To try to lure more homebuyers to Westminster and educate residents who want to make the transition from being renters to owners, the city is co-sponsoring a free, one-day conference this week on affordable homeownership.
"Ideally, in our older neighborhoods we would have both kinds of housing - rentals and owner-occupied. It adds more stability when you have people living in a neighborhood long-term. It encourages people to be more involved in their community," said Karen Blanford, head of the city's Office of Housing and Community Development.
Blanford's office is working with the Carroll County Association of Realtors and Interfaith Housing of Western Maryland to coordinate Thursday's conference.

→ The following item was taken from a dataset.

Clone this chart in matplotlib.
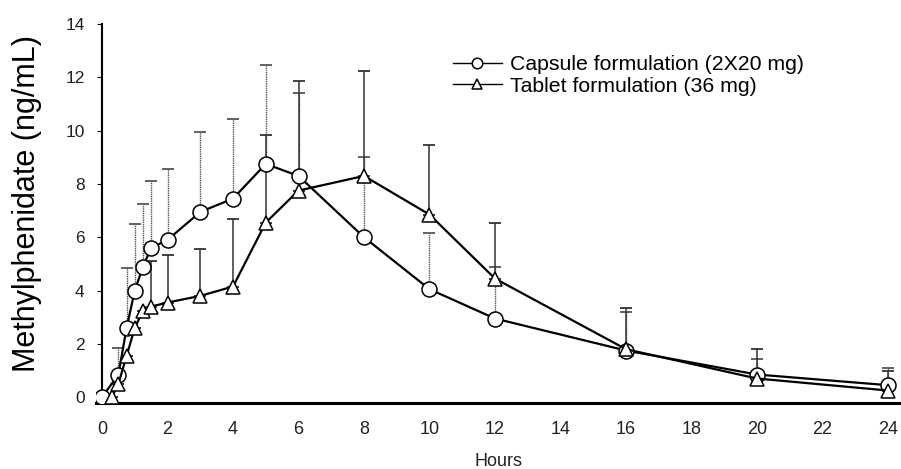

One of the main goals of the conference is to propel the revitalization of Westminster's older neighborhoods and give potential buyers incentives toward purchasing existing homes instead of those in new developments.
"So many people think they can't afford these gorgeous old Victorians, but they're fairly affordable," Blanford said. "Buyers assume they have to renovate, but there are fully restored ones, too. They don't come up on the market that frequently, but when they do it's a wonderful deal."
She encourages potential buyers, real estate agents, landlords, rental brokers and social workers to attend the conference. Speakers will give presentations on city initiatives to promote homeownership, such as mortgage programs, tax credits, low-interest loans and grants. Information booths will direct them to home repair and live-near-your-work options.
Because it is a booming seller's market, Blanford and her colleagues think that more than ever, consumers need to know their options.
"There's a silent movement in our society where housing costs are increasing at almost threefold what they were 10 years ago," said Steve Ferguson, a real estate agent who will be speaking on behalf of the Carroll County Association of Realtors. "People's incomes are becoming eroded by basic needs, and one of the major needs for a family is a house. We need to be able to help people secure a home. Realtors are trying to identify programs for subsidized assistance for the purchase of homes or the rental of property. If we allow these people to be cast aside, they have no help."
Would-be homeowners will also receive warnings on real estate schemes. Predatory lending occurs when a lender dangles a guaranteed mortgage in front of a buyer who is desperate to own a house. The buyer makes a huge down payment and soon cannot keep up with monthly mortgage payments, resulting in foreclosure.
"We are seeing a problem locally with predatory lending," Blanford said. "It tends to be a problem with people who don't have great credit."
She said that out-of-town lenders target individuals in minority groups and lower-income households. The lure of a guaranteed mortgage sometimes cuts off comparison shopping for better interest rates, Blanford said.
An expert who will address the problem Thursday morning is the keynote speaker, Carolyn Y. Peoples. As assistant secretary for fair housing and equal opportunity, the Baltimore County native is a high-ranking officer in the U.S. Department of Housing and Urban Development.
Another high-ranking official who will address fair housing is Victor Hoskins, the state's newly appointed secretary of Housing and Community Development. He will talk about mortgage loan programs and other ways of making homeownership a reality for first-time buyers.
The conference will be held from 8:30 a.m. to 4 p.m. Thursday at Wakefield Valley Conference Center, 1000 Fenby Farm Road, Westminster. The sessions are free and open to the public. Lunch is $9 in advance or $10 at the door. Information or lunch registration: 410-848-2261.